As the nineteenth century drew to a close, one further intriguing possibility also had to be considered. Since light was believed to be a wave traveling through the aether, then perhaps the aether was at rest. Instead of all motions being relative, some motions—those relative to the aether—might be
absolute.
But that still did not explain why Maxwell's equations are not the same in all inertial frames.

The common theme here is symmetry. Changing from one frame of reference to another is a symmetry operation on space-time. Inertial frames are about translational symmetries; rotating frames are about rotational symmetries. Saying that Newton's laws are the same in any inertial frame is to say that those laws are symmetric under translations at uniform speed. For some reason, Maxwell's equations do not have this property. That seems to suggest that some inertial frames are more inertial than others. And if any inertial frames are special, surely it should be those that are stationary relative to the aether.

The upshot of these problems, then, was two questions, one physical, one mathematical. The physical one was, can motion relative to the aether be detected in experiments? The mathematical one was, what are the symmetries of Maxwell's equations?

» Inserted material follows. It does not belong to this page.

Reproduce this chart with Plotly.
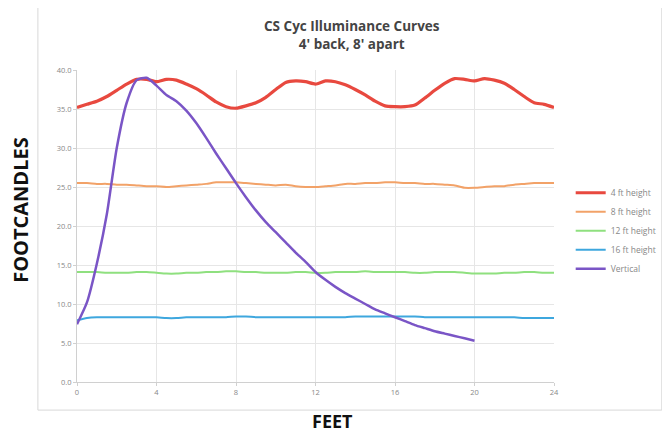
import plotly.graph_objects as go

feet = [0, 0.5, 1, 1.5, 2, 2.5, 3, 3.5, 4, 4.5, 5, 5.5, 6, 6.5, 7, 7.5, 8, 8.5, 9, 9.5,
        10, 10.5, 11, 11.5, 12, 12.5, 13, 13.5, 14, 14.5, 15, 15.5, 16, 16.5, 17, 17.5,
        18, 18.5, 19, 19.5, 20, 20.5, 21, 21.5, 22, 22.5, 23, 23.5, 24]

ht4 = [35.2, 35.6, 36.0, 36.6, 37.4, 38.2, 38.8, 38.8, 38.5, 38.8, 38.7, 38.2, 37.6, 36.8,
       35.9, 35.3, 35.1, 35.4, 35.8, 36.5, 37.5, 38.4, 38.6, 38.5, 38.2, 38.6, 38.5, 38.1,
       37.5, 36.8, 36.0, 35.4, 35.3, 35.3, 35.5, 36.4, 37.4, 38.3, 38.9, 38.8, 38.6, 38.9,
       38.7, 38.3, 37.5, 36.6, 35.8, 35.6, 35.2]

ht8 = [25.5, 25.5, 25.4, 25.4, 25.3, 25.3, 25.2, 25.1, 25.1, 25.0, 25.1, 25.2, 25.3, 25.4,
       25.6, 25.6, 25.6, 25.5, 25.4, 25.3, 25.2, 25.3, 25.1, 25.0, 25.0, 25.1, 25.2, 25.4,
       25.4, 25.5, 25.5, 25.6, 25.6, 25.5, 25.5, 25.4, 25.4, 25.3, 25.2, 24.9, 24.9, 25.0,
       25.1, 25.1, 25.3, 25.4, 25.5, 25.5, 25.5]

ht12 = [14.1, 14.1, 14.1, 14.0, 14.0, 14.0, 14.1, 14.1, 14.0, 13.9, 13.9, 14.0, 14.0, 14.1,
        14.1, 14.2, 14.2, 14.1, 14.1, 14.0, 14.0, 14.0, 14.1, 14.1, 14.0, 14.0, 14.1, 14.1,
        14.1, 14.2, 14.1, 14.1, 14.1, 14.1, 14.0, 14.0, 14.1, 14.1, 14.1, 14.0, 13.9, 13.9,
        13.9, 14.0, 14.0, 14.1, 14.1, 14.0, 14.0]

ht16 = [7.9, 8.2, 8.3, 8.3, 8.3, 8.3, 8.3, 8.3, 8.3, 8.2, 8.2, 8.3, 8.3, 8.3, 8.3, 8.3,
        8.4, 8.4, 8.3, 8.3, 8.3, 8.3, 8.3, 8.3, 8.3, 8.3, 8.3, 8.3, 8.4, 8.4, 8.4, 8.4,
        8.4, 8.4, 8.4, 8.3, 8.3, 8.3, 8.3, 8.3, 8.3, 8.3, 8.3, 8.3, 8.3, 8.2, 8.2, 8.2, 8.2]

vert_feet = [0, 0.5, 1, 1.5, 2, 2.5, 3, 3.5, 4, 4.5, 5, 5.5, 6, 6.5, 7, 7.5, 8, 8.5, 9, 9.5,
             10, 10.5, 11, 11.5, 12, 12.5, 13, 13.5, 14, 14.5, 15, 15.5, 16, 16.5, 17, 17.5,
             18, 18.5, 19, 19.5, 20]
vertical = [7.4, 10.2, 15.2, 21.5, 30.0, 35.8, 38.7, 39.0, 38.0, 36.8, 36.0, 34.8, 33.2,
            31.3, 29.3, 27.4, 25.5, 23.7, 22.0, 20.5, 19.2, 17.9, 16.6, 15.4, 14.1, 13.1,
            12.2, 11.4, 10.7, 10.0, 9.3, 8.8, 8.3, 7.8, 7.3, 6.9, 6.5, 6.2, 5.9, 5.6, 5.3]

names = ["4 ft height", "8 ft height", "12 ft height", "16 ft height", "Vertical"]
colors = ["#e8493f", "#f2a268", "#8fe07f", "#3ea7de", "#7a55c6"]
widths = [3.2, 2, 2, 2, 2.5]

y_ticks = [0, 5, 10, 15, 20, 25, 30, 35, 40]
y_labels = ["0.0", "5.0", "10.0", "15.0", "20.0", "25.0", "30.0", "35.0", "40.0"]
x_ticks = [0, 4, 8, 12, 16, 20, 24]

fig = go.Figure()
series = [(feet, ht4), (feet, ht8), (feet, ht12), (feet, ht16), (vert_feet, vertical)]
for (xs, ys), n, c, w in zip(series, names, colors, widths):
    fig.add_trace(go.Scatter(x=xs, y=ys, mode="lines", name=n,
                             line=dict(color=c, width=w, shape="spline", smoothing=0.6)))

fig.update_layout(
    width=662, height=426,
    margin=dict(l=69, r=116, t=62, b=52, autoexpand=False),
    paper_bgcolor="white", plot_bgcolor="white",
    font=dict(family="Open Sans", color="#777"),
    legend=dict(x=1.035, y=0.653, xanchor="left", yanchor="top",
                font=dict(size=8.5, color="#888"), itemwidth=30,
                bgcolor="rgba(0,0,0,0)"),
    xaxis=dict(range=[0, 24], tickvals=x_ticks, showgrid=True, gridcolor="#e6e6e6",
               zeroline=False, showline=True, linecolor="#d0d0d0", ticks="outside",
               ticklen=3, tickcolor="#d0d0d0", tickfont=dict(size=7.5, color="#888")),
    yaxis=dict(range=[0, 40], tickvals=y_ticks, ticktext=y_labels, showgrid=True,
               gridcolor="#e6e6e6", zeroline=False, showline=True, linecolor="#d0d0d0",
               ticks="outside", ticklen=3, tickcolor="#d0d0d0",
               tickfont=dict(size=7.5, color="#888")),
)

# outer chart frame
fig.add_shape(type="rect", xref="paper", yref="paper", x0=-0.082, x1=1.226,
              y0=-0.09, y1=1.202, line=dict(color="#d8d8d8", width=1), layer="below")

fig.add_annotation(text="<b>CS Cyc Illuminance Curves<br>4' back, 8' apart</b>",
                   xref="paper", yref="paper", x=0.5755, y=1.112,
                   xanchor="center", yanchor="middle", showarrow=False,
                   font=dict(size=13.5, color="#444", family="Open Sans"))
fig.add_annotation(text="<b>FOOTCANDLES</b>", xref="paper", yref="paper", x=-0.12, y=0.551,
                   xanchor="center", yanchor="middle", textangle=-90, showarrow=False,
                   font=dict(size=20, color="#111", family="Open Sans"))
fig.add_annotation(text="<b>FEET</b>", xref="paper", yref="paper", x=0.536, y=-0.125,
                   xanchor="center", yanchor="middle", showarrow=False,
                   font=dict(size=18, color="#111", family="Open Sans"))

fig.write_html("out.html")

The answer to the first was found by Albert Michelson, a US Navy officer who was taking leave to study physics under Helmholtz, and the chemist Edward Morley. They built a sensitive device to measure tiny discrepancies in the speed of light moving in different directions, and concluded that there were no discrepancies. Either the Earth was at rest relative to the aether—which made little sense given that it was circling the Sun—or there was no aether, and light did not obey the usual rules for relative motion.

Einstein attacked the problem from the mathematical direction. He didn't mention the Michelson–Morley experiment in his papers, though he later said he was aware of it and that it had influenced his thinking. Instead of appealing to experiments, he worked out some of the symmetries of Maxwell's equations, which have a novel feature: they mix up space and time. (Einstein did not make the role of symmetry explicit, but it is not far below the surface.) One implication of these weird symmetries is that uniform motion relative to the aether—assuming that such a medium exists—cannot be observed.

Einstein's theory acquired the name “relativity,” because it made unexpected predictions about relative motion and electromagnetism.